2. Pope Pius VI acted in the same way with the French Catholic bishops who had signed the Civil Constitution of the Clergy at the time of the Revolution. He called on them to retract, under pain of excommunication and loss of office.

3. The Arian crisis of the IVth century gave rise to so many different degrees of complicity, actual or suspected, with heresy, that even the saints did not always agree with one another as to who one ought to be in communion with and who not. Saint Hilary for one was accused of excessive leniency with those who had to some extent gone astray either in verbal formulations or in their assessment of which clergy could be approached for the sacraments.

4. The example of Blessed Noel Pinot in Revolutionary France speaks volumes. When the clergy were summoned by the Revolutionary Government to subscribe to the Civil Constitution of the Clergy, this parish priest observed three essential facts: (i) it was clear to him that the document was heretical and schismatic; (ii) it had not yet been condemned as such by the Holy See, and (iii) not all priests shared his severe judgement. Hence (i) he steadfastly refused to sign the text himself, come what may, but (ii) he continued to share the ministry of the church of which he was pastor[7] with his curate, Fr. Garanger, who, despite Pinot’s remonstrances, did sign.

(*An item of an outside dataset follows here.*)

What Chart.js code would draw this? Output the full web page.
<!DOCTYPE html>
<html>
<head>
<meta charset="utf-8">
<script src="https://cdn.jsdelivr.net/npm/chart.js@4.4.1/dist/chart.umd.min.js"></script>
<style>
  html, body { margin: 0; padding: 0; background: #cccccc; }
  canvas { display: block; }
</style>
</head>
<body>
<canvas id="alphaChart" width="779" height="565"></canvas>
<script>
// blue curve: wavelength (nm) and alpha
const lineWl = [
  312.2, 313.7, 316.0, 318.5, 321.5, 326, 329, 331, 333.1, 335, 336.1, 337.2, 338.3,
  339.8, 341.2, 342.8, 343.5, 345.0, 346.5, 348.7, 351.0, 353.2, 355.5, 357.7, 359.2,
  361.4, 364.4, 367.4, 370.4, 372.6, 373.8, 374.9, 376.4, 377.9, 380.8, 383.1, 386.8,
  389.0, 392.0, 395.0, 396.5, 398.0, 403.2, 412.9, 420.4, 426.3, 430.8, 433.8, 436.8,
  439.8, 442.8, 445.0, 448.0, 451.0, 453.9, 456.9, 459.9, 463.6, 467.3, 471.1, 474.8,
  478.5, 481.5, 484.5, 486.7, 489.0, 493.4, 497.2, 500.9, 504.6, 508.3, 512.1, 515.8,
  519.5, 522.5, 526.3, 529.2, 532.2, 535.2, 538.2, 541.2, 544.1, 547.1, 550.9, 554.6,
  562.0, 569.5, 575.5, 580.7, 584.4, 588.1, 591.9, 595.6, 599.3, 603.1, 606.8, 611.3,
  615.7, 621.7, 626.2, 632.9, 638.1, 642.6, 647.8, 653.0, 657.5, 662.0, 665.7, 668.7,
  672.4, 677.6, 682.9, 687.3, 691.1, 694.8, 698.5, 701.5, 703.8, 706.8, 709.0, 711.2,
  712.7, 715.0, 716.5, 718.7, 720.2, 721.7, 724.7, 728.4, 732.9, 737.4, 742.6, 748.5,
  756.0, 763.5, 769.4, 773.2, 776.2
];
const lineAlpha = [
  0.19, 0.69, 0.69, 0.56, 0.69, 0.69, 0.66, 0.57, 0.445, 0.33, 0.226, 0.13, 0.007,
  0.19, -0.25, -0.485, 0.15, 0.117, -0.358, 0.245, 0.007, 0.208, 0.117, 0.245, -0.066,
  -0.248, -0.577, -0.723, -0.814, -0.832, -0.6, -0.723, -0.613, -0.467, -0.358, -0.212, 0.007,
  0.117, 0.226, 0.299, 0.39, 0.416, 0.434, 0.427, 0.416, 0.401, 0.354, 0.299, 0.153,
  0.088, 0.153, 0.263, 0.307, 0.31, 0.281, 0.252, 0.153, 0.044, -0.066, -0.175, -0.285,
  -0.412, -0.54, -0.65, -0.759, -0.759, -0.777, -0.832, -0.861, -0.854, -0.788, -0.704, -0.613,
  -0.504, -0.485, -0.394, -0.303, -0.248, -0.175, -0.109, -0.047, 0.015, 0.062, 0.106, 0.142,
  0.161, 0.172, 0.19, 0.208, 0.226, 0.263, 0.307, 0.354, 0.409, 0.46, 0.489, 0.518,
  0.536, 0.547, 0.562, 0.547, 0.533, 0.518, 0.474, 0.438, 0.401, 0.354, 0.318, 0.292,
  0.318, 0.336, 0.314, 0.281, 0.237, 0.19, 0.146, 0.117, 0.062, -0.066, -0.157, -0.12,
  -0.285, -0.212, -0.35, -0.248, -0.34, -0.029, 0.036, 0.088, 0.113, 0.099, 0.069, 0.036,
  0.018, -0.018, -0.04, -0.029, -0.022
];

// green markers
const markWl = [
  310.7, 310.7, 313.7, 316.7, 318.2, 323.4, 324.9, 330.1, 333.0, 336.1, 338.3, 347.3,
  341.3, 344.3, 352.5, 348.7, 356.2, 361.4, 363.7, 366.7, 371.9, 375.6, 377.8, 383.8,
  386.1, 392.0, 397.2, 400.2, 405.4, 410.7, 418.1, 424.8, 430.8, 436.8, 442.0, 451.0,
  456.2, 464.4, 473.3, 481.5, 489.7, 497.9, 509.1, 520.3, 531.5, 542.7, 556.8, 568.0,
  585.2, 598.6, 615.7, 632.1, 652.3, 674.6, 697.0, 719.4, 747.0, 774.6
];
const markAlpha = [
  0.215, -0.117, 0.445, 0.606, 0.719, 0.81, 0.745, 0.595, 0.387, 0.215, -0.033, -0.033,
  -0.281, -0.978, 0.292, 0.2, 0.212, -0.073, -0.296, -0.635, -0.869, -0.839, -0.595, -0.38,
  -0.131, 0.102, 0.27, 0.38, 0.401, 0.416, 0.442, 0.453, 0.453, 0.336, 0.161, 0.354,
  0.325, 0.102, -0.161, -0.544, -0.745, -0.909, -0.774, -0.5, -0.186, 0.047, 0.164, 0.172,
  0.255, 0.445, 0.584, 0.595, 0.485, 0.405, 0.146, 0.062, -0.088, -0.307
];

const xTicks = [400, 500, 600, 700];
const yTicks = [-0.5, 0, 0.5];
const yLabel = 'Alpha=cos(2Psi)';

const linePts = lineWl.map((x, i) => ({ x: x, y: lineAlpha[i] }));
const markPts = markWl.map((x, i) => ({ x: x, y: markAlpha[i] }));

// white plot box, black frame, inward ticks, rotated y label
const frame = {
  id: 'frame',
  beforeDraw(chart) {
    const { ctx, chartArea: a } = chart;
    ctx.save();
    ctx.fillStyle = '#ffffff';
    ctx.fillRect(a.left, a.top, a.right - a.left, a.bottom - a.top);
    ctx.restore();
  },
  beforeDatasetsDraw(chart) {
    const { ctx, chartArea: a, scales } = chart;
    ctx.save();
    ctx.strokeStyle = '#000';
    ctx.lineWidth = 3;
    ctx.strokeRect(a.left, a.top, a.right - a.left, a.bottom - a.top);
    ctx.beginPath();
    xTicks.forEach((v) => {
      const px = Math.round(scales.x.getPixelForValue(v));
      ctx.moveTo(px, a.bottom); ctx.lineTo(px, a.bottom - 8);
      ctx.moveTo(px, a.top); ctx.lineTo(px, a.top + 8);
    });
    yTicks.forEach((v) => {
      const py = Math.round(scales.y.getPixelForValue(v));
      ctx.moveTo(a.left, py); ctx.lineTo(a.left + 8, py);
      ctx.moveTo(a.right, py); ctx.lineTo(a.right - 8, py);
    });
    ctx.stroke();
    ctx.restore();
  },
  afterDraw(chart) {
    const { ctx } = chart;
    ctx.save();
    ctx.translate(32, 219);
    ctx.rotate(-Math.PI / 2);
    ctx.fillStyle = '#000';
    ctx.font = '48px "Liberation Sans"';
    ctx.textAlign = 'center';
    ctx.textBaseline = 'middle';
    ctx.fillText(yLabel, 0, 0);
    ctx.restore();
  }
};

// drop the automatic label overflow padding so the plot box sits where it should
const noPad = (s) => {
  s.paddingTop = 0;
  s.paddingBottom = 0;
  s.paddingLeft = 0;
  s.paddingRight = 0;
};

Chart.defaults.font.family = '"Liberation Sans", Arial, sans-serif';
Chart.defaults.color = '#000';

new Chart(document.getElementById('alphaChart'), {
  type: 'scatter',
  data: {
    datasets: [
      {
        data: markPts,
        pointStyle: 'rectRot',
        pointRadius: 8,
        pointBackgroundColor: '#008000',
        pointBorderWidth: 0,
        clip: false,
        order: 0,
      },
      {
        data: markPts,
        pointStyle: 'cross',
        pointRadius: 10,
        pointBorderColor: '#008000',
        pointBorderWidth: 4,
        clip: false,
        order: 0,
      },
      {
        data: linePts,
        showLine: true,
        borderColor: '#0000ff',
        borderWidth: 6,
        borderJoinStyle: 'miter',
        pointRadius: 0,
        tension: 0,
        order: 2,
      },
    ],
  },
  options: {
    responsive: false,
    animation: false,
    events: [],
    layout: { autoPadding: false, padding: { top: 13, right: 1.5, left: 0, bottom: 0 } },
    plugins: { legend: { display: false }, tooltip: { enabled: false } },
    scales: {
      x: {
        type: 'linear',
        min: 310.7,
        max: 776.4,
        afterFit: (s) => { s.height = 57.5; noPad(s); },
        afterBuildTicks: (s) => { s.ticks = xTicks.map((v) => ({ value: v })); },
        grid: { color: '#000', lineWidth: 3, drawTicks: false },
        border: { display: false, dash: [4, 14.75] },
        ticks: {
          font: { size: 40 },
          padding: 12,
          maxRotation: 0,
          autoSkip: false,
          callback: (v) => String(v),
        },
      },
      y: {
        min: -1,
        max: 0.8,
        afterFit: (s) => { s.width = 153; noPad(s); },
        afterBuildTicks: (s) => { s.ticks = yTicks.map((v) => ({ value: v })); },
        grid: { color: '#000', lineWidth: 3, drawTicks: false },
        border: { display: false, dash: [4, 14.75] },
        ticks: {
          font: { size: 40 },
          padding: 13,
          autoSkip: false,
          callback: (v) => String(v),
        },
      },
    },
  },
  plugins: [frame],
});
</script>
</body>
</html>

“In any event,” writes Blessed Noel’s biographer, “as the Pope had not yet pronounced on the subject of the Civil Constitution of the Clergy, Fr. Garanger had not incurred any censure as a result of taking the oath of fidelity to it. Fr. Pinot trusted that the instructions Rome was expected soon to issue on the subject would open his eyes and meanwhile he allowed him to continue his activities in the parish as before…”[8]

Why is it not possible to apply the same logic to members of the clergy deceived by Vatican II but who, so far as can be judged, seem sincerely to intend to adhere to the Catholic faith and wrongly imagine that the Council and its reforms are compatible with that faith ? To the present writer’s knowledge, this question has yet to receive any serious answer.

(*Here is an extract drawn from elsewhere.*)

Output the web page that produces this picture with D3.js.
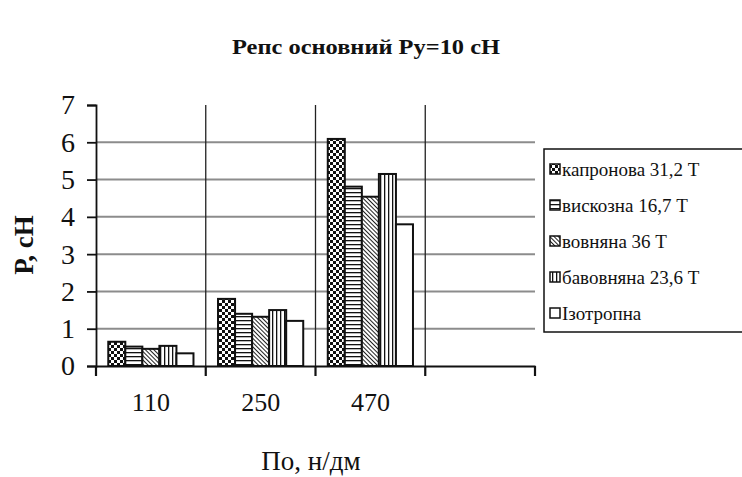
<!DOCTYPE html>
<html><head><meta charset="utf-8">
<script src="https://cdn.jsdelivr.net/npm/d3@7"></script>
<style>body{margin:0;background:#fff}svg{display:block}</style>
</head><body>
<script>
const categories = ["110", "250", "470", ""];
const seriesNames = ["капронова 31,2 Т", "вискозна 16,7 Т", "вовняна 36 Т", "бавовняна 23,6 Т", "Ізотропна"];
const kapron = [0.65, 1.80, 6.09, null];
const viscose = [0.52, 1.40, 4.81, null];
const wool = [0.46, 1.32, 4.54, null];
const cotton = [0.54, 1.50, 5.15, null];
const isotropic = [0.34, 1.21, 3.80, null];
const yTicks = [0, 1, 2, 3, 4, 5, 6, 7];
const title = "Репс основний Ру=10 сН";
const yTitle = "Р, сН";
const xTitle = "По, н/дм";

const series = [kapron, viscose, wool, cotton, isotropic];
const patterns = ["pChk", "pHor", "pDiag", "pVert", "pNone"];

const W = 742, H = 477;
const svg = d3.select("body").append("svg").attr("width", W).attr("height", H);
const defs = svg.append("defs");
let p = defs.append("pattern").attr("id", "pChk").attr("patternUnits", "userSpaceOnUse").attr("width", 6).attr("height", 6);
p.append("rect").attr("width", 6).attr("height", 6).attr("fill", "#fff");
p.append("rect").attr("width", 3).attr("height", 3).attr("fill", "#111");
p.append("rect").attr("x", 3).attr("y", 3).attr("width", 3).attr("height", 3).attr("fill", "#111");
p = defs.append("pattern").attr("id", "pHor").attr("patternUnits", "userSpaceOnUse").attr("width", 4).attr("height", 4);
p.append("rect").attr("width", 4).attr("height", 4).attr("fill", "#fff");
p.append("rect").attr("width", 4).attr("height", 1.3).attr("fill", "#111");
p = defs.append("pattern").attr("id", "pDiag").attr("patternUnits", "userSpaceOnUse").attr("width", 3).attr("height", 3).attr("patternTransform", "rotate(45)");
p.append("rect").attr("width", 3).attr("height", 3).attr("fill", "#fff");
p.append("rect").attr("width", 3).attr("height", 1).attr("fill", "#222");
p = defs.append("pattern").attr("id", "pVert").attr("patternUnits", "userSpaceOnUse").attr("width", 4).attr("height", 4);
p.append("rect").attr("width", 4).attr("height", 4).attr("fill", "#fff");
p.append("rect").attr("width", 1.3).attr("height", 4).attr("fill", "#111");

const m = {l: 96, r: 535, t: 105, b: 366};
const x = d3.scaleBand().domain(categories).range([m.l, m.r]).padding(0);
const y = d3.scaleLinear().domain([0, 7]).range([m.b, m.t]);
const inner = d3.scaleBand().domain(d3.range(series.length)).range([0, x.bandwidth()]).paddingOuter(0.72).paddingInner(0);

const font = "'Liberation Serif', 'Times New Roman', serif";

svg.append("g").selectAll("line").data(yTicks.filter(d => d > 0 && d < 7)).join("line")
  .attr("x1", m.l).attr("x2", m.r).attr("y1", d => y(d)).attr("y2", d => y(d))
  .attr("stroke", "#8c8c8c").attr("stroke-width", 2);
svg.append("g").selectAll("line").data(categories.slice(1)).join("line")
  .attr("x1", d => x(d)).attr("x2", d => x(d)).attr("y1", m.t).attr("y2", m.b)
  .attr("stroke", "#222").attr("stroke-width", 1.3);

categories.forEach((c, ci) => {
  series.forEach((s, si) => {
    const v = s[ci];
    if (v == null) return;
    svg.append("rect")
      .attr("x", x(c) + inner(si)).attr("width", inner.bandwidth())
      .attr("y", y(v)).attr("height", y(0) - y(v))
      .attr("fill", patterns[si] === "pNone" ? "#fff" : `url(#${patterns[si]})`)
      .attr("stroke", "#111").attr("stroke-width", 2);
  });
});

const ya = svg.append("g").attr("transform", `translate(${m.l},0)`)
  .call(d3.axisLeft(y).tickValues(yTicks).tickSize(9).tickPadding(12).tickFormat(d3.format("d")));
ya.select(".domain").attr("stroke", "#111").attr("stroke-width", 1.8);
ya.selectAll(".tick line").attr("stroke", "#111").attr("stroke-width", 1.8);
ya.selectAll("text").attr("font-family", font).attr("font-size", 28).attr("fill", "#111");

const xa = svg.append("g").attr("transform", `translate(0,${m.b})`)
  .call(d3.axisBottom(x).tickSize(0).tickPadding(27));
xa.select(".domain").attr("stroke", "#111").attr("stroke-width", 2.2);
xa.selectAll("text").attr("font-family", font).attr("font-size", 26).attr("fill", "#111").attr("dy", "0.71em");
svg.append("g").selectAll("line").data(categories.map(c => x(c)).concat([m.r])).join("line")
  .attr("x1", d => d).attr("x2", d => d).attr("y1", m.b).attr("y2", m.b + 10)
  .attr("stroke", "#111").attr("stroke-width", 2.2);

svg.append("text").attr("x", 366).attr("y", 54).attr("text-anchor", "middle")
  .attr("font-family", font).attr("font-weight", "bold").attr("font-size", 22).attr("fill", "#111")
  .attr("textLength", 268).attr("lengthAdjust", "spacingAndGlyphs").text(title);
svg.append("text").attr("transform", "translate(33,245) rotate(-90)").attr("text-anchor", "middle")
  .attr("font-family", font).attr("font-weight", "bold").attr("font-size", 27).attr("fill", "#111").text(yTitle);
svg.append("text").attr("x", 311).attr("y", 470).attr("text-anchor", "middle")
  .attr("font-family", font).attr("font-size", 27).attr("fill", "#111").text(xTitle);

const lg = svg.append("g");
lg.append("rect").attr("x", 544).attr("y", 149).attr("width", 200).attr("height", 183)
  .attr("fill", "#fff").attr("stroke", "#111").attr("stroke-width", 1.5);
const ly = d3.scalePoint().domain(seriesNames).range([169, 313]);
seriesNames.forEach((n, i) => {
  lg.append("rect").attr("x", 550).attr("y", ly(n) - 5).attr("width", 10).attr("height", 10)
    .attr("fill", patterns[i] === "pNone" ? "#fff" : `url(#${patterns[i]})`)
    .attr("stroke", "#111").attr("stroke-width", 1.5);
  lg.append("text").attr("x", 562).attr("y", ly(n)).attr("dy", "0.35em")
    .attr("font-family", font).attr("font-size", 19).attr("fill", "#111").text(n);
});
</script>
</body></html>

For the truth is that Vatican II has not yet been condemned by the Holy See — for a reason which hard-line sedevacantists often seem to overlook: namely that the Holy See is vacant!

Notes

1. Prospero Lambertini (Pope Benedict XIV): Tractatus de synodo diœcesana, lib. v, cap. 5 and Holy Office, rescript of 10th May 1753, quoted by Gasparri, Fontes, vol. IV, p. 83.

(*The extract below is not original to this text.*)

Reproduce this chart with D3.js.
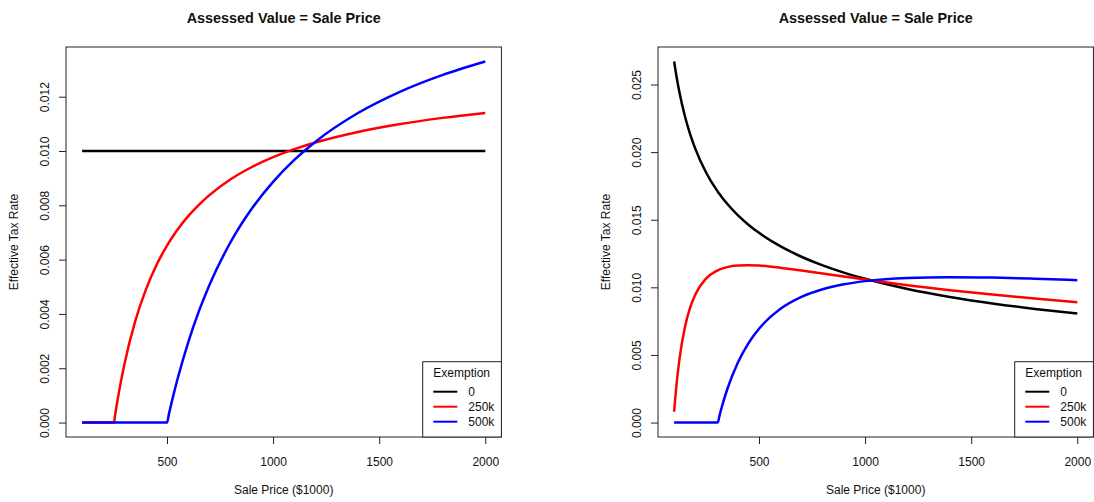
<!DOCTYPE html>
<html>
<head>
<meta charset="utf-8">
<script src="https://cdn.jsdelivr.net/npm/d3@7"></script>
<style>
  body { margin: 0; background: #fff; }
  text { font-family: "Liberation Sans", Arial, Helvetica, sans-serif; fill: #111; }
</style>
</head>
<body>
<svg id="chart" width="1094" height="502"></svg>
<script>
// labels
const titleText = "Assessed Value = Sale Price";
const xLabel = "Sale Price ($1000)";
const yLabel = "Effective Tax Rate";
const legendTitle = "Exemption";
const exemptions = ["0", "250k", "500k"];
const colors = ["#000000", "#ff0000", "#0000ff"];
const xTicks = [500, 1000, 1500, 2000];
const leftYTicks = [0, 0.002, 0.004, 0.006, 0.008, 0.010, 0.012];
const rightYTicks = [0, 0.005, 0.010, 0.015, 0.020, 0.025];

// left panel: sale price ($1000) and effective rate per exemption
const leftPrice = [100, 250, 255, 260, 275, 300, 350, 400, 450, 500, 510, 525, 550, 600, 650, 700, 800, 900, 1000, 1100, 1200, 1400, 1600, 1800, 2000];
const leftNone = [0.01, 0.01, 0.01, 0.01, 0.01, 0.01, 0.01, 0.01, 0.01, 0.01, 0.01, 0.01, 0.01, 0.01, 0.01, 0.01, 0.01, 0.01, 0.01, 0.01, 0.01, 0.01, 0.01, 0.01, 0.01];
const left250 = [0, 0, 0.000255, 0.000501, 0.001185, 0.002172, 0.003723, 0.004886, 0.005791, 0.006515, 0.006643, 0.006825, 0.007107, 0.007601, 0.008018, 0.008376, 0.008958, 0.009411, 0.009773, 0.010069, 0.010315, 0.010703, 0.010994, 0.011220, 0.011401];
const left500 = [0, 0, 0, 0, 0, 0, 0, 0, 0, 0, 0.000348, 0.000844, 0.001612, 0.002955, 0.004092, 0.005066, 0.006649, 0.007880, 0.008865, 0.009671, 0.010343, 0.011398, 0.012189, 0.012805, 0.013298];

// right panel
const rightPrice = [100, 105, 110, 125, 150, 175, 200, 250, 300, 306, 315, 325, 350, 400, 450, 500, 600, 700, 800, 900, 1000, 1200, 1400, 1600, 1800, 2000];
const rightNone = [0.026706, 0.026190, 0.025707, 0.024426, 0.022707, 0.021349, 0.020239, 0.018511, 0.017209, 0.017074, 0.016877, 0.016667, 0.016179, 0.015338, 0.014633, 0.014029, 0.013042, 0.012262, 0.011624, 0.011089, 0.010632, 0.009884, 0.009293, 0.008810, 0.008404, 0.008057];
const right250 = [0.000800, 0.001758, 0.002611, 0.004675, 0.006996, 0.008483, 0.009477, 0.010639, 0.011216, 0.011262, 0.011324, 0.011383, 0.011497, 0.011617, 0.011642, 0.011611, 0.011457, 0.011248, 0.011022, 0.010794, 0.010573, 0.010161, 0.009792, 0.009462, 0.009166, 0.008900];
const right500 = [0, 0, 0, 0, 0, 0, 0, 0, 0, 0.000028, 0.000589, 0.001169, 0.002445, 0.004422, 0.005861, 0.006936, 0.008392, 0.009287, 0.009856, 0.010223, 0.010460, 0.010697, 0.010755, 0.010722, 0.010639, 0.010529];

const svg = d3.select("#chart");

// R-style plot region (4% padding on the data range)
const box = { left: 66, right: 501.4, top: 47, bottom: 437 };

function drawPanel(offset, price, seriesList, yTicks) {
  const g = svg.append("g").attr("transform", `translate(${offset},0)`);

  const xExt = d3.extent(price);
  const xPad = (xExt[1] - xExt[0]) * 0.04;
  const x = d3.scaleLinear()
    .domain([xExt[0] - xPad, xExt[1] + xPad])
    .range([box.left, box.right]);

  const yMin = d3.min(seriesList, s => d3.min(s));
  const yMax = d3.max(seriesList, s => d3.max(s));
  const yPad = (yMax - yMin) * 0.04;
  const y = d3.scaleLinear()
    .domain([yMin - yPad, yMax + yPad])
    .range([box.bottom, box.top]);

  // lines
  const line = d3.line()
    .x(d => x(d[0]))
    .y(d => y(d[1]))
    .curve(d3.curveMonotoneX);

  seriesList.forEach((vals, i) => {
    g.append("path")
      .datum(price.map((p, j) => [p, vals[j]]))
      .attr("d", line)
      .attr("fill", "none")
      .attr("stroke", colors[i])
      .attr("stroke-width", 2.5)
      .attr("stroke-linejoin", "round");
  });

  // box
  g.append("rect")
    .attr("x", box.left)
    .attr("y", box.top)
    .attr("width", box.right - box.left)
    .attr("height", box.bottom - box.top)
    .attr("fill", "none")
    .attr("stroke", "#222")
    .attr("stroke-width", 1);

  // x axis
  const xAxis = d3.axisBottom(x)
    .tickValues(xTicks)
    .tickSize(7)
    .tickPadding(6)
    .tickFormat(d3.format("d"));
  const gx = g.append("g")
    .attr("transform", `translate(0,${box.bottom})`)
    .call(xAxis);
  gx.select(".domain").remove();
  gx.selectAll(".tick line").attr("stroke", "#222");
  gx.selectAll(".tick text")
    .attr("y", 28.7)
    .attr("dy", null)
    .style("font-size", "12px")
    .style("font-family", '"Liberation Sans", Arial, sans-serif')
    .attr("fill", "#111");

  // y axis with rotated labels
  const yAxis = d3.axisLeft(y)
    .tickValues(yTicks)
    .tickSize(7)
    .tickFormat(d3.format(".3f"));
  const gy = g.append("g")
    .attr("transform", `translate(${box.left},0)`)
    .call(yAxis);
  gy.select(".domain").remove();
  gy.selectAll(".tick line").attr("stroke", "#222");
  gy.selectAll(".tick text")
    .attr("x", null)
    .attr("dy", null)
    .attr("transform", "translate(-17.5,0) rotate(-90)")
    .attr("text-anchor", "middle")
    .style("font-size", "12px")
    .style("font-family", '"Liberation Sans", Arial, sans-serif')
    .attr("fill", "#111");

  // titles
  const cx = (box.left + box.right) / 2;
  g.append("text")
    .attr("x", cx)
    .attr("y", 22.5)
    .attr("text-anchor", "middle")
    .style("font-size", "14.4px")
    .style("font-weight", "bold")
    .text(titleText);

  g.append("text")
    .attr("x", cx)
    .attr("y", 494)
    .attr("text-anchor", "middle")
    .style("font-size", "12px")
    .text(xLabel);

  g.append("text")
    .attr("transform", `translate(${box.left - 48},${(box.top + box.bottom) / 2}) rotate(-90)`)
    .attr("text-anchor", "middle")
    .style("font-size", "12px")
    .text(yLabel);

  // legend, bottom right
  const lg = g.append("g").attr("transform", `translate(${box.right - 78.7},${box.bottom - 75.3})`);
  lg.append("rect")
    .attr("width", 78.7)
    .attr("height", 75.3)
    .attr("fill", "#fff")
    .attr("stroke", "#222")
    .attr("stroke-width", 1);
  lg.append("text")
    .attr("x", 39)
    .attr("y", 15)
    .attr("text-anchor", "middle")
    .style("font-size", "12px")
    .text(legendTitle);
  exemptions.forEach((lab, i) => {
    const ly = 30 + i * 15;
    lg.append("line")
      .attr("x1", 10.6)
      .attr("x2", 34.6)
      .attr("y1", ly)
      .attr("y2", ly)
      .attr("stroke", colors[i])
      .attr("stroke-width", 2);
    lg.append("text")
      .attr("x", 45.6)
      .attr("y", ly + 4.3)
      .style("font-size", "12px")
      .text(lab);
  });
}

drawPanel(0, leftPrice, [leftNone, left250, left500], leftYTicks);
drawPanel(592, rightPrice, [rightNone, right250, right500], rightYTicks);
</script>
</body>
</html>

2. 20th December 1949, Instructio ad locorum Ordinarios, “De Motione Œcumenica”, n.  v

3. In theology an act is termed “scandalous”, not because it shocks, astonishes or attracts disagreement or disapproval, but when it provokes others to commit sin.

4. Holy Office, rescript of 10th May 1753

5. Canon 1258.

6. The expression is equivalent to communicatio in sacris.

7. The parish of Le Louroux Béconnais.

8. Mgr Francis Trochu, Vie du Bienheureux Noël Pinot, p. 65.